* **MATERIAL**
━━━━━━
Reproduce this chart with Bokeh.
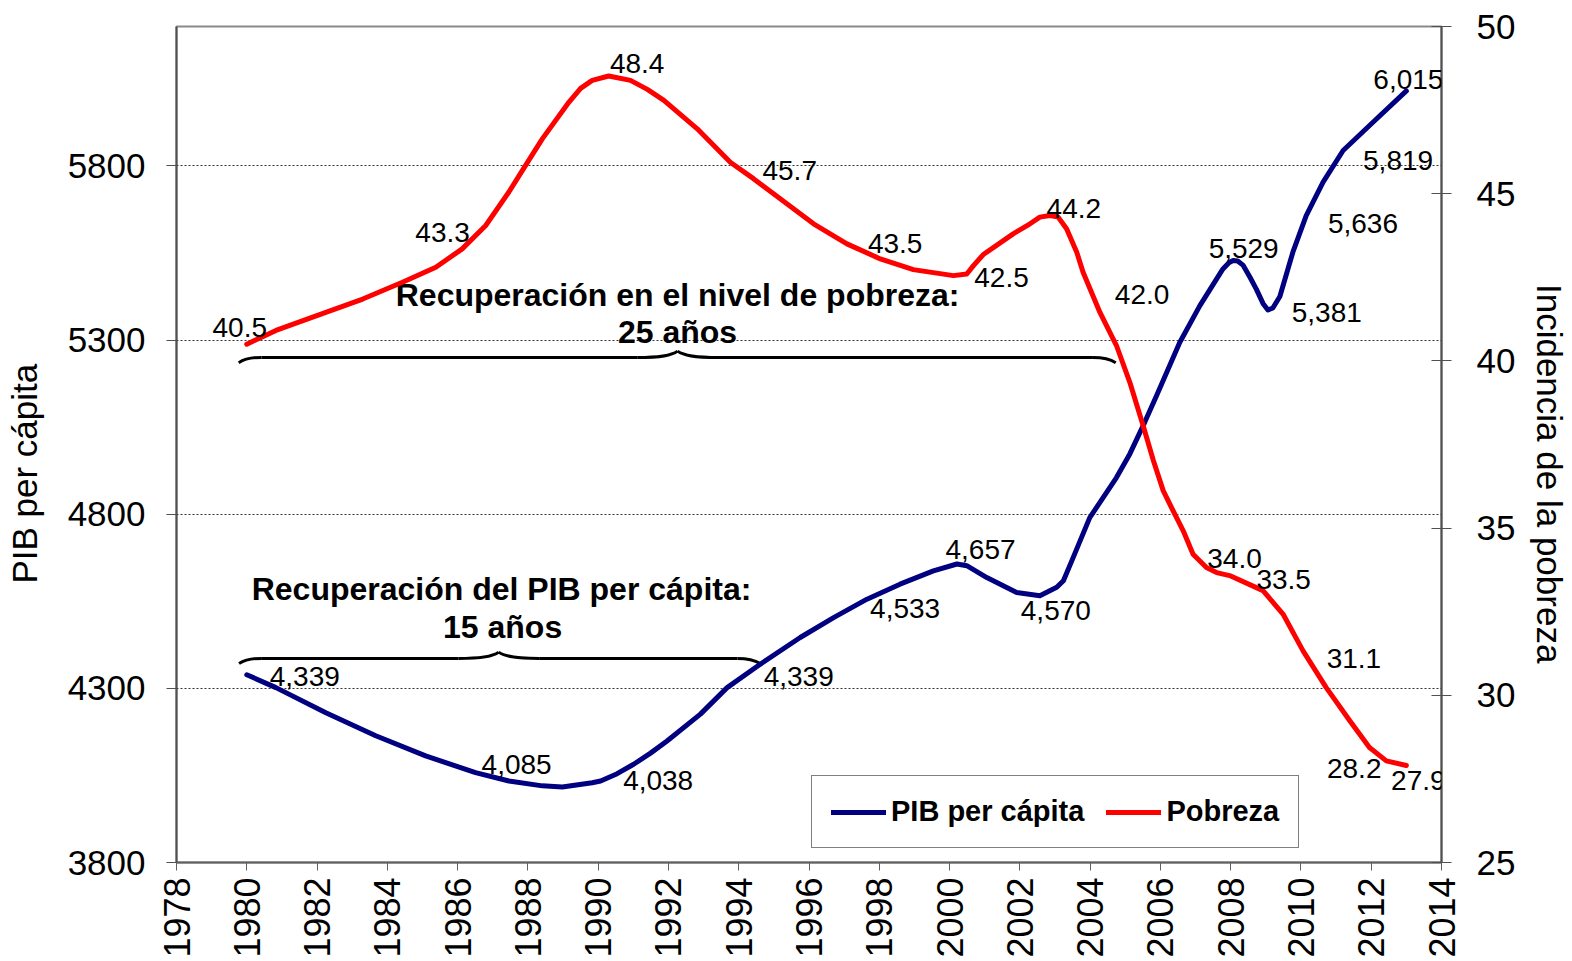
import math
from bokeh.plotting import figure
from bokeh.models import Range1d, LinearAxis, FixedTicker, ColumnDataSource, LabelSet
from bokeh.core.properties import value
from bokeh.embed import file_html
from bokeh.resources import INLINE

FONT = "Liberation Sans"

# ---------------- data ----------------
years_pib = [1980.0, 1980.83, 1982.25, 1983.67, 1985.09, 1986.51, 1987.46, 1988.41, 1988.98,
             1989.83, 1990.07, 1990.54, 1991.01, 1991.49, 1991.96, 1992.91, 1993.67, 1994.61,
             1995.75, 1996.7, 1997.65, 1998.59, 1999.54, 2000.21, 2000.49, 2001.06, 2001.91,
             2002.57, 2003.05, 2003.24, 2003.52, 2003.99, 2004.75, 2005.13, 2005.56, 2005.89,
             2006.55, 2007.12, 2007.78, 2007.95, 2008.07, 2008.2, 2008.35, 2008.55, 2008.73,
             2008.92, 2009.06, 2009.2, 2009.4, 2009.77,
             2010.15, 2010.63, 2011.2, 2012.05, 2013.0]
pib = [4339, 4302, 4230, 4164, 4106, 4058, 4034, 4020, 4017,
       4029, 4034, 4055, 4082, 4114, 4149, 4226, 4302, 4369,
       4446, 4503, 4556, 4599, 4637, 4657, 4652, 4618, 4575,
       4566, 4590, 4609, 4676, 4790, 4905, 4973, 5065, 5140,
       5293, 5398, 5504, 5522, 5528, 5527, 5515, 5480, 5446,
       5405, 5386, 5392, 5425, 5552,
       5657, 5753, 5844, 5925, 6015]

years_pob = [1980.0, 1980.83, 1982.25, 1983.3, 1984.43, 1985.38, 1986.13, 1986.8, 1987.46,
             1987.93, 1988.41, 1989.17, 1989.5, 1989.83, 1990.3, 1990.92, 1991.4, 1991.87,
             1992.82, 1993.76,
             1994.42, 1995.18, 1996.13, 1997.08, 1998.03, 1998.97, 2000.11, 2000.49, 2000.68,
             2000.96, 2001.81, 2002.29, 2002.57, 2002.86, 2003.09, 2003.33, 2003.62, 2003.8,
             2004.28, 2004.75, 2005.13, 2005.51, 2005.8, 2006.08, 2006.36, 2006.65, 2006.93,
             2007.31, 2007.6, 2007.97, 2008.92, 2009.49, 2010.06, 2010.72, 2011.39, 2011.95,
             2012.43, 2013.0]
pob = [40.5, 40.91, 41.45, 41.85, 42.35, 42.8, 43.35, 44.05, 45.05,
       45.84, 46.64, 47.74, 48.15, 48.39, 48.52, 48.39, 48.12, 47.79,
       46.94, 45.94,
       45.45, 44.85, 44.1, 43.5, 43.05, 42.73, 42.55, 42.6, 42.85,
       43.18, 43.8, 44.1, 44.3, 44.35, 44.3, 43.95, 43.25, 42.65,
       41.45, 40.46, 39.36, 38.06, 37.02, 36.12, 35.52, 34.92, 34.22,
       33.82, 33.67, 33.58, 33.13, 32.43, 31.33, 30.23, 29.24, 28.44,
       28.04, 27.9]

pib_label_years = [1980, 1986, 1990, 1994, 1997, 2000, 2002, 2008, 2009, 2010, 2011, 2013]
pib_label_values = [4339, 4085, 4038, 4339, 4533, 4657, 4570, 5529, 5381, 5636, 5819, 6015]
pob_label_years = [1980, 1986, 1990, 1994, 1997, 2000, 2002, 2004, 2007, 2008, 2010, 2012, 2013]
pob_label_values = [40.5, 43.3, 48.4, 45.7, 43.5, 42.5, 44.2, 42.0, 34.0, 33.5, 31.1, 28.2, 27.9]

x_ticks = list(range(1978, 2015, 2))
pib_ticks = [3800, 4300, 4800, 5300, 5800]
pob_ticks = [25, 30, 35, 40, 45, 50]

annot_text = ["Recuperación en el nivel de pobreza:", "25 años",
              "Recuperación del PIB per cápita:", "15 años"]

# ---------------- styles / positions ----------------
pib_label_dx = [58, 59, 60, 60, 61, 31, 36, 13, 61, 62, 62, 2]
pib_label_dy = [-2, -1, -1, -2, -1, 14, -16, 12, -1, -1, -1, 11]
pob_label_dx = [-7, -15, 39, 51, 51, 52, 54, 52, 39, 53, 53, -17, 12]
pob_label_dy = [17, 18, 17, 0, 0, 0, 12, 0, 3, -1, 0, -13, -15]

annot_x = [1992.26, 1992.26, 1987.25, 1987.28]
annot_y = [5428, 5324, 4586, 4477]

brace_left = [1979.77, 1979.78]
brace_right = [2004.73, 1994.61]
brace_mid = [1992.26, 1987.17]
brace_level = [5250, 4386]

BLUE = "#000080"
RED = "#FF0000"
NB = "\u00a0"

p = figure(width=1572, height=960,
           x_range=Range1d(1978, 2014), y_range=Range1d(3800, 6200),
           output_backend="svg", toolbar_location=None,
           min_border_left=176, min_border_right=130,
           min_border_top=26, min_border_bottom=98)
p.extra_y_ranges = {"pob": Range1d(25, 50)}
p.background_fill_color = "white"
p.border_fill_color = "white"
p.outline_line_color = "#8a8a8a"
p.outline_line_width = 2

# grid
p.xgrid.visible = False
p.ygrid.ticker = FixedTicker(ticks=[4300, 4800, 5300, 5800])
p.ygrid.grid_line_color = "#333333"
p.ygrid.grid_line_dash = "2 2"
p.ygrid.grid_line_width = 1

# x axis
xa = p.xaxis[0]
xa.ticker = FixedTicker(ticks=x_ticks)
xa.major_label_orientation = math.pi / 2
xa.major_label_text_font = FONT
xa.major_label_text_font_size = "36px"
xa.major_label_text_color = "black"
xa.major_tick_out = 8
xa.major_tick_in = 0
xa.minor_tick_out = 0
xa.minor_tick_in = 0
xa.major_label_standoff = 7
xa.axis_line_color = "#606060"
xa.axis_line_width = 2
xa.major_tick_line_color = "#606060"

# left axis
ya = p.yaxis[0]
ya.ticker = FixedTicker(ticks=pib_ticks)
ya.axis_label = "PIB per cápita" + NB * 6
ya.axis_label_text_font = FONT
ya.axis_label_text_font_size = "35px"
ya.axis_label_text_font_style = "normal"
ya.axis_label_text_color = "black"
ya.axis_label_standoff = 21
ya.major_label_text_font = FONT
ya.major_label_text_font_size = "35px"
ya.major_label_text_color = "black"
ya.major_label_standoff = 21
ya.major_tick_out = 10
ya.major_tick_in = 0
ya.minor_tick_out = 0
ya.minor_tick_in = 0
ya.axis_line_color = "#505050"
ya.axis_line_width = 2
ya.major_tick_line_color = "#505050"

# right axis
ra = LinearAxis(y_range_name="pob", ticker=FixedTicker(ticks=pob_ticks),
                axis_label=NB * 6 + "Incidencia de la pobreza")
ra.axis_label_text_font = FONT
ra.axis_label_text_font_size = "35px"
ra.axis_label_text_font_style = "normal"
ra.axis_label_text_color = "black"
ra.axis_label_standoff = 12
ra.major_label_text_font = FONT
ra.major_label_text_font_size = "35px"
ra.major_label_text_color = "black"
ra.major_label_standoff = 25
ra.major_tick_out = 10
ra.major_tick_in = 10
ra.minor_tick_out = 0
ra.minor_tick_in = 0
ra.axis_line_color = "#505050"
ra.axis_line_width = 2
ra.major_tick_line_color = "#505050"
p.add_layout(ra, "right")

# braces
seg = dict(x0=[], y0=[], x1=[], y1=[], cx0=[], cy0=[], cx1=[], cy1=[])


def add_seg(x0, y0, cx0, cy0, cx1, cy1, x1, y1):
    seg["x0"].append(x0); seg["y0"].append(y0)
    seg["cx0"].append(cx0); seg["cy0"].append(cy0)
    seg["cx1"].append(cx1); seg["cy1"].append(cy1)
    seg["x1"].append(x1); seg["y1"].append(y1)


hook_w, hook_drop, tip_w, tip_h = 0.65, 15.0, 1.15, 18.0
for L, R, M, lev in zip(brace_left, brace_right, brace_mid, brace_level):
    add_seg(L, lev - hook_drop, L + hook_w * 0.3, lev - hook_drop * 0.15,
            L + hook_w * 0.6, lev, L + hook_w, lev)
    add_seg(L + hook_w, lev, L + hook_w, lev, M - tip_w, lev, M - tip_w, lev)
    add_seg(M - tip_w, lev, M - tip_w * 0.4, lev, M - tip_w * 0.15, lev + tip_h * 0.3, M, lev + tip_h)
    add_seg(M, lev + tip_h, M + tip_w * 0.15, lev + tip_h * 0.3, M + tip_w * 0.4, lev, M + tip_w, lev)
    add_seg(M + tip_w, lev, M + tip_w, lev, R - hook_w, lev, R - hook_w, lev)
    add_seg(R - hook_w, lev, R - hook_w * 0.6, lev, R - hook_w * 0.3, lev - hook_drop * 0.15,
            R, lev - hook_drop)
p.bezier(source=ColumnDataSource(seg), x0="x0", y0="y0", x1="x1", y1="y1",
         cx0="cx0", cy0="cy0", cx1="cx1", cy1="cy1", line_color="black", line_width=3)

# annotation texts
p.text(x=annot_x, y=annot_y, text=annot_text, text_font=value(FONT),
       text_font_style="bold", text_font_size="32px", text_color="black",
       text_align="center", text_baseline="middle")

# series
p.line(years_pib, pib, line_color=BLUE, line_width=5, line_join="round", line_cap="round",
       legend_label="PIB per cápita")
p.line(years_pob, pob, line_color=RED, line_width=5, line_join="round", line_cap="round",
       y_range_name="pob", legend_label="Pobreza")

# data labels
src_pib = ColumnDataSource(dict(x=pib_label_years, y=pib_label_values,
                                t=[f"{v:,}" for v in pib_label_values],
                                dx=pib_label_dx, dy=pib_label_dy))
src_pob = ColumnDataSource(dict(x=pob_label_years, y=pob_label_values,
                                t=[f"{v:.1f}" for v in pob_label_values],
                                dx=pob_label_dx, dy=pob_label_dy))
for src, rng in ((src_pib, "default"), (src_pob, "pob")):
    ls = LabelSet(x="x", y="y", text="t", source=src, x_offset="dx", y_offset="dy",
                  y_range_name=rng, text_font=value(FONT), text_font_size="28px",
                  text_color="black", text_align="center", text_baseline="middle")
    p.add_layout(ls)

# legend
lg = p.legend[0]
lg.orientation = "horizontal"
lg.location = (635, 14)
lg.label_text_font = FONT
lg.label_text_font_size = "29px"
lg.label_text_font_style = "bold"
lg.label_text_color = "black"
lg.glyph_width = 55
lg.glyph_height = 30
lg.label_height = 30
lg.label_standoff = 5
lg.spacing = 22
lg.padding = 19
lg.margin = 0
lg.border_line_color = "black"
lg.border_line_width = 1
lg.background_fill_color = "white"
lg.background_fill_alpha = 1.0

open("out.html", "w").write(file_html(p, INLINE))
━━━━━━
* **WRITTEN REQUEST**
Write out each line of the listing above, exactly, from its first line to the line holding "5657, 5753, 5844, 5925, 6015]", inclusive. Skip the pictures.

* **RESPONSE**
Reproduce this chart with Bokeh.
import math
from bokeh.plotting import figure
from bokeh.models import Range1d, LinearAxis, FixedTicker, ColumnDataSource, LabelSet
from bokeh.core.properties import value
from bokeh.embed import file_html
from bokeh.resources import INLINE

FONT = "Liberation Sans"

# ---------------- data ----------------
years_pib = [1980.0, 1980.83, 1982.25, 1983.67, 1985.09, 1986.51, 1987.46, 1988.41, 1988.98,
             1989.83, 1990.07, 1990.54, 1991.01, 1991.49, 1991.96, 1992.91, 1993.67, 1994.61,
             1995.75, 1996.7, 1997.65, 1998.59, 1999.54, 2000.21, 2000.49, 2001.06, 2001.91,
             2002.57, 2003.05, 2003.24, 2003.52, 2003.99, 2004.75, 2005.13, 2005.56, 2005.89,
             2006.55, 2007.12, 2007.78, 2007.95, 2008.07, 2008.2, 2008.35, 2008.55, 2008.73,
             2008.92, 2009.06, 2009.2, 2009.4, 2009.77,
             2010.15, 2010.63, 2011.2, 2012.05, 2013.0]
pib = [4339, 4302, 4230, 4164, 4106, 4058, 4034, 4020, 4017,
       4029, 4034, 4055, 4082, 4114, 4149, 4226, 4302, 4369,
       4446, 4503, 4556, 4599, 4637, 4657, 4652, 4618, 4575,
       4566, 4590, 4609, 4676, 4790, 4905, 4973, 5065, 5140,
       5293, 5398, 5504, 5522, 5528, 5527, 5515, 5480, 5446,
       5405, 5386, 5392, 5425, 5552,
       5657, 5753, 5844, 5925, 6015]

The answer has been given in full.